Obviously, between afternoon shadows across the court and sometimes choppy clay behind the baseline, calling lines is a tough assignment for both line crew and chair umpire. Still, if you have the technology on site for TV use why on earth would you not use it for match play? Makes no sense.

In the tiebreaker, Swiatek jumped out to a 4-1 lead as Andreescu, a bit rattled by the umpire’s incorrect over-rule, tried to reset.

The Swiatek topspin forehand was trampolining off the red clay. Swiatek slashed two successive forehands for 6-2.

On her first set point, Swiatek stepped in and scalded a flat backhand winner crosscourt to end a fierce fight.

The Sunshine Double champion double Andreescu’s winner output—18 to 9—in that crucial opening set.

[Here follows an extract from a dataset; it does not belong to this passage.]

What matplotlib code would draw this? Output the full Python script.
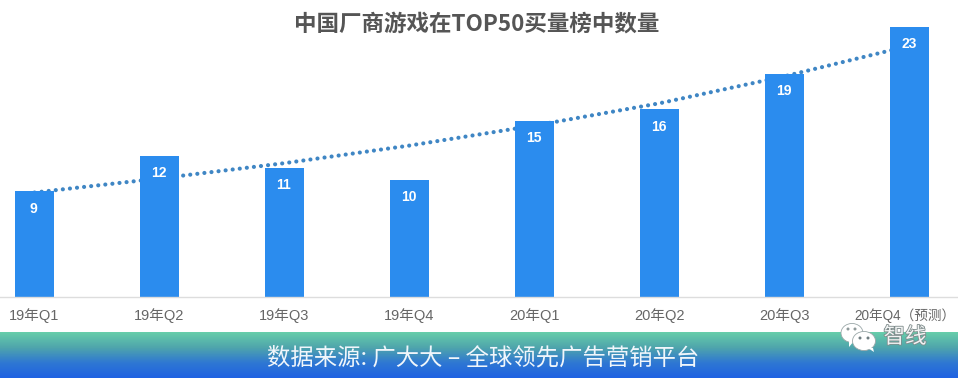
import numpy as np
import matplotlib
matplotlib.use('Agg')
import matplotlib.pyplot as plt
from matplotlib.colors import LinearSegmentedColormap
from matplotlib.patches import Ellipse, Polygon
from matplotlib.transforms import ScaledTranslation
import matplotlib.patheffects as pe

plt.rcParams['font.family'] = ['Noto Sans CJK SC', 'DejaVu Sans']

# 数据
quarters = ['19年Q1', '19年Q2', '19年Q3', '19年Q4', '20年Q1', '20年Q2', '20年Q3', '20年Q4（预测）']
counts = [9, 12, 11, 10, 15, 16, 19, 23]
trend = [8.9, 10.1, 11.4, 12.9, 14.6, 16.5, 18.8, 21.4]

W, H = 958, 378
BAR_BLUE = '#2b8cee'
LINE_BLUE = '#3f86c4'
UNIT = 125

fig = plt.figure(figsize=(W / 100, H / 100), dpi=100, facecolor='white')

# 主图
ax = fig.add_axes([0, (H - 297) / H, 1, 297 / H])
ax.set_xlim(-34.5 / UNIT, (W - 34.5) / UNIT)
ax.set_ylim(0, 297 / 11.74)
x = np.arange(len(quarters))
ax.plot(x, trend, color=LINE_BLUE, lw=3, ls=(0, (0.01, 1.7)), dash_capstyle='round', zorder=1)
ax.bar(x, counts, width=39 / UNIT, color=BAR_BLUE, zorder=2)

# 柱内数字
for xi, c in zip(x, counts):
    ax.annotate(str(c), (xi, c), xytext=(-0.5, -12.5), textcoords='offset points',
                ha='center', va='center', color='white', fontsize=10, fontweight='bold',
                family=['Liberation Sans'], zorder=3)

for s in ['top', 'left', 'right']:
    ax.spines[s].set_visible(False)
ax.spines['bottom'].set_color('#dddddd')
ax.spines['bottom'].set_linewidth(1)
ax.set_yticks([])
ax.set_xticks(x)
ax.set_xticklabels(quarters, fontsize=10.5, color='#666666', fontweight='light',
                   family=['Liberation Sans', 'Noto Sans CJK SC'])
ax.tick_params(axis='x', length=0, pad=16.5)
for lab in ax.get_xticklabels():
    lab.set_verticalalignment('baseline')
last = ax.get_xticklabels()[-1]
last.set_fontsize(9.8)
last.set_transform(last.get_transform() + ScaledTranslation(-5 / 100, 0, fig.dpi_scale_trans))

fig.text(477 / W, 1 - 24 / H, '中国厂商游戏在TOP50买量榜中数量', ha='center', va='center',
         fontsize=16.2, fontweight='bold', color='#555555')

# 底部渐变条
banner = fig.add_axes([0, 0, 1, 46 / H])
cmap = LinearSegmentedColormap.from_list('banner', ['#66cdaa', '#4fa5ac', '#2f78d2', '#1f62e2'])
banner.imshow(np.linspace(0, 1, 46).reshape(-1, 1), aspect='auto', cmap=cmap, extent=[0, W, 378, 332])
banner.set_xlim(0, W)
banner.set_ylim(378, 332)
banner.axis('off')
banner.text(483, 358, '数据来源: 广大大 – 全球领先广告营销平台', ha='center', va='center',
            color='#f0f6fb', fontsize=16.8)

# 水印
over = fig.add_axes([0, 0, 1, 1])
over.set_xlim(0, W)
over.set_ylim(H, 0)
over.axis('off')
over.patch.set_alpha(0)
over.add_patch(Ellipse((852, 333), 22, 19, fc='white', ec='#9aa7a8', lw=0.6))
over.add_patch(Polygon([[849, 341], [854, 341], [849, 347]], fc='white', ec='none'))
over.add_patch(Ellipse((864, 341), 23, 19, fc='white', ec='#9aa7a8', lw=0.6))
over.add_patch(Polygon([[868, 348], [873, 348], [874, 352]], fc='white', ec='none'))
for px, py in [(848, 329), (855, 329)]:
    over.add_patch(Ellipse((px, py), 3, 3, fc='#8f9a9b', ec='none'))
for px, py in [(860, 338), (868, 338)]:
    over.add_patch(Ellipse((px, py), 3, 3, fc='#6f7d80', ec='none'))
over.text(905, 337, '智线', ha='center', va='center', color='#f2f4f4', fontsize=15.5,
          path_effects=[pe.withStroke(linewidth=1.2, foreground='#7f8c8c')])

fig.savefig('out.png', dpi=100)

"I knew that physically I can, you know, kind of play longer rallies and also play longer matches I think," Swiatek said. "So basically I was ready for that. Also I knew that she's going to change rhythm. She did that, which was pretty tricky. Just knowing that, yeah, I was just ready for it. Tactically I knew it about it, so I'm pretty happy that we prepared well."

Empowered by that first set performance, Swiatek was flowing freely winning 14 of 15 points in surging to a 3-0 lead. Swiatek issued three service breaks in the bagel second set to roar into the semifinal showdown against Sabalenka.

Swiatek is now 29-0 when winning the opening set at WTA 1000 tournaments.